Overwrite mode with partitionby option overwrite the entire data instead of the partition of the data

Question

Overwrite mode with partitionby option overwrite the entire data instead of the partition of the data

sketchmind opened this issue 4 years ago · comments

spark3.0.1,hadoop3.2 on yarn.
source parquet,deltalake work normally but tfrecord does not match expectations.

Jun Shi · Answer 1 · Wed Dec 09 2020 11:49:40 GMT+0800 (China Standard Time)

Thanks for trying out spark-tfrecord.
Can you provide a code snippet showing two different behaviors, parquet vs tfrecord?

Ricardo Zilleruelo · Answer 2 · Wed Dec 09 2020 13:31:19 GMT+0800 (China Standard Time)

@sheldon1iu from my experience adding the following spark configuration.

'spark.sql.sources.partitionOverwriteMode': 'dynamic',

does the trick.

Sheldon · Answer 3 · Wed Dec 09 2020 18:12:35 GMT+0800 (China Standard Time)

@junshi15

mycode:

# -*- coding:utf-8 -*-

from pyspark.sql import SparkSession, functions as F

# sparkConf defined on sever,the conf of two examples is same
spark = SparkSession \
    .builder \
    .appName("spark-tfrecord-test") \
    .enableHiveSupport() \
    .getOrCreate()

# make sample data
df = spark.range(3)

for dt in ['2020-12-08', '2020-12-09']:
    sample = df.withColumn("dt", F.lit(dt))
    print(f"show dataframe on date {dt}:")
    sample.show()

    # save sample dataframe use source tfrecord
    sample.repartition(1) \
        .write \
        .partitionBy("dt") \
        .format("tfrecord") \
        .option("recordType", "SequenceExample") \
        .mode("overwrite") \
        .save("hdfs:///data/tfrecord/spark_tfrecord_test")

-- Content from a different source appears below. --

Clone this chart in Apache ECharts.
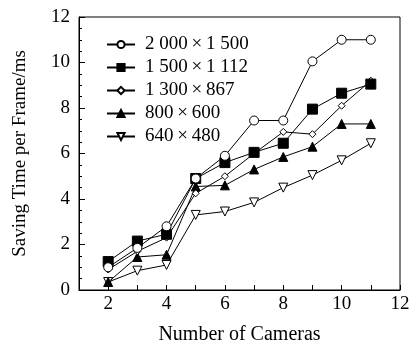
<!DOCTYPE html>
<html><head><meta charset="utf-8">
<script src="https://cdn.jsdelivr.net/npm/echarts@6/dist/echarts.min.js"></script>
<style>html,body{margin:0;padding:0;background:#fff}#c{width:409px;height:346px}</style>
</head><body><div id="c"></div>
<script>
const cameras = [2,3,4,5,6,7,8,9,10,11];
const names = ['2 000\u2009\u00d7\u20091 500','1 500\u2009\u00d7\u20091 112','1 300\u2009\u00d7\u2009867','800\u2009\u00d7\u2009600','640\u2009\u00d7\u2009480'];
const s2000 = [1.0,1.85,2.8,4.9,5.9,7.45,7.45,10.05,11.0,11.0];
const s1500 = [1.25,2.15,2.45,4.9,5.6,6.05,6.45,7.95,8.65,9.05];
const s1300 = [0.9,1.7,2.3,4.25,5.0,6.0,6.95,6.85,8.1,9.2];
const s800 = [0.35,1.45,1.55,4.55,4.6,5.3,5.85,6.3,7.3,7.3];
const s640 = [0.35,0.85,1.1,3.3,3.45,3.85,4.5,5.05,5.7,6.45];
const yTicks = [0,2,4,6,8,10,12];
const xTickLabels = [2,4,6,8,10,12];

const font = 'Liberation Serif, DejaVu Serif, serif';
const styles = [
  {symbol:'circle', size:9, fill:'#fff', rot:0},
  {symbol:'rect', size:10, fill:'#000', rot:0},
  {symbol:'diamond', size:7, fill:'#fff', rot:0},
  {symbol:'triangle', size:9, fill:'#000', rot:0},
  {symbol:'triangle', size:9, fill:'#fff', rot:180}
];
const values = [s2000,s1500,s1300,s800,s640];
const series = values.map((v,i)=>({
  name:names[i], type:'line',
  data: cameras.map((c,j)=>[c,v[j]]),
  symbol: styles[i].symbol, symbolSize: styles[i].size, symbolRotate: styles[i].rot,
  lineStyle:{color:'#000', width:1},
  itemStyle:{color:styles[i].fill, borderColor:'#000', borderWidth:1},
  emphasis:{disabled:true}, animation:false, z: 10-i
}));
const chart = echarts.init(document.getElementById('c'), null, {renderer:'canvas'});
chart.setOption({
  animation:false,
  grid:{left:79, right:9, top:17, bottom:56, containLabel:false, outerBoundsMode:'none',
    show:true, borderColor:'#000', borderWidth:1, backgroundColor:'transparent'},
  legend:{
    orient:'vertical', left:101, top:30, itemWidth:28, itemHeight:9, itemGap:4,
    data:names,
    textStyle:{fontFamily:font, fontSize:19, color:'#000', padding:[0,0,0,5]},
    inactiveColor:'#000'
  },
  xAxis:{
    type:'value', min:1, max:12, interval:1,
    name:'Number of Cameras', nameLocation:'middle', nameGap:35,
    nameTextStyle:{fontFamily:font, fontSize:20, color:'#000'},
    axisLine:{lineStyle:{color:'#000', width:1}},
    axisTick:{inside:true, length:5, lineStyle:{color:'#000'}},
    axisLabel:{fontFamily:font, fontSize:19, color:'#000', margin:5,
      formatter: v => xTickLabels.indexOf(v) >= 0 ? String(v) : ''},
    splitLine:{show:false}
  },
  yAxis:{
    type:'value', min:0, max:12, interval:2,
    name:'Saving Time per Frame/ms', nameLocation:'middle', nameGap:49,
    nameTextStyle:{fontFamily:font, fontSize:19, color:'#000'},
    axisLine:{show:true, lineStyle:{color:'#000', width:1}},
    axisTick:{inside:true, length:6, lineStyle:{color:'#000'}},
    minorTick:{show:true, splitNumber:4, length:3, lineStyle:{color:'#000'}},
    axisLabel:{fontFamily:font, fontSize:19, color:'#000', margin:9,
      formatter: v => yTicks.indexOf(v) >= 0 ? String(v) : ''},
    splitLine:{show:false}
  },
  series: series
});
</script></body></html>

    # save sample dataframe use source tfrecord
    sample.repartition(1) \
        .write \
        .partitionBy("dt") \
        .format("delta") \
        .mode("overwrite") \
        .save("hdfs:///data/delta/spark_tfrecord_test")

result:

Sheldon · Answer 4 · Wed Dec 09 2020 18:12:56 GMT+0800 (China Standard Time)

@zetaatlyft You are right,After setting according to your method, it works normally.thanks a lot!

Jun Shi · Answer 5 · Thu Dec 10 2020 00:54:25 GMT+0800 (China Standard Time)

Thanks @zetaatlyft , I learned a new trick.
@sheldon1iu, I am closing this issue since it is resolved.